Thursday, December 29

Considering Elizabeth Strout's "Olive Kitteridge"

The final lines of the final story of Elizabeth Strout's Olive Kitteridge suggest that the work is about love. Remembering the stories of husbands and wives, parents and children, boyfriends and girlfriends, mistresses and men, it does not seem inappropriate as the central theme, but it came as a surprise to me. I had thought Olive Kitteridge was about misery. A young widow learns of her husband's infidelity the day he is buried. An old lover returns to a woman only to tell her that he slept with her mother. A daughter runs away from home to be with a man who only told her he preferred that they live together but not as a married couple on their wedding day. The titular character, who appears in all the stories if only as a cameo, is dismissive of her meek husband and is told by her son that she ruined his young life through her mercurial moods. For something so widely celebrated in contemporary American life, what little love there is in Crosby, Maine, setting of all the stories, brings little happiness to the people. Even when it is found and recognized, as Mrs. Kitteridge seems to do at the very end, almost two years after her husband dies, it is not very appealing. She does not like the man particularly. She merely finds in him someone who has undergone the same pains she has and makes her feel needed and less interested in leaving the world.

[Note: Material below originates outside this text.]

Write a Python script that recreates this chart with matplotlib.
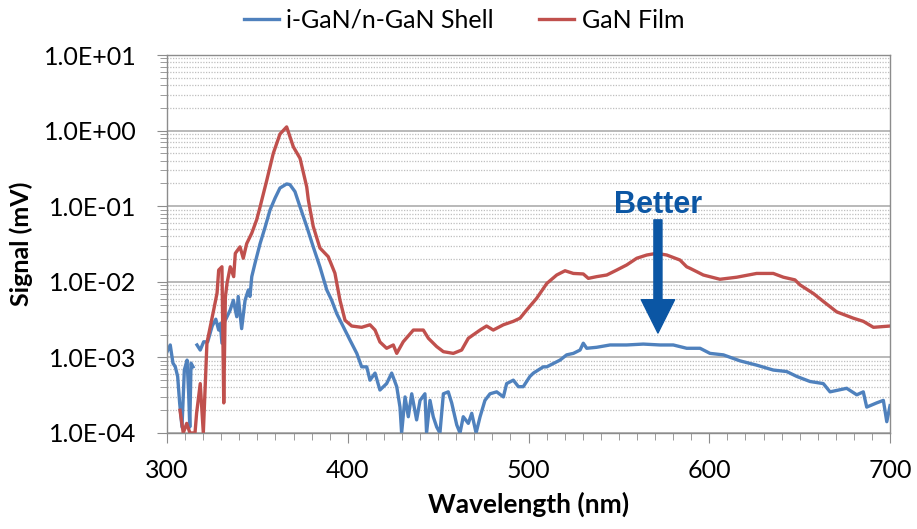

It's childish, ironic considering that Olive Kitteridge is retired by the time the stories begin and seventy-two by the time they end. If there were a motto for Olive Kitteridge it would be, "Life is loneliness and pain. Should you be lucky enough to find someone to make it a little more tolerable, you will probably neither recognize nor appreciate them." The only people who could find such a statement profound and true is a snot teenager whose first intimate relationship does not go as planned and who finds their parents fools. There are good things in life. There are things to smile and laugh about and enjoy, but there is no humor to be found in this collection.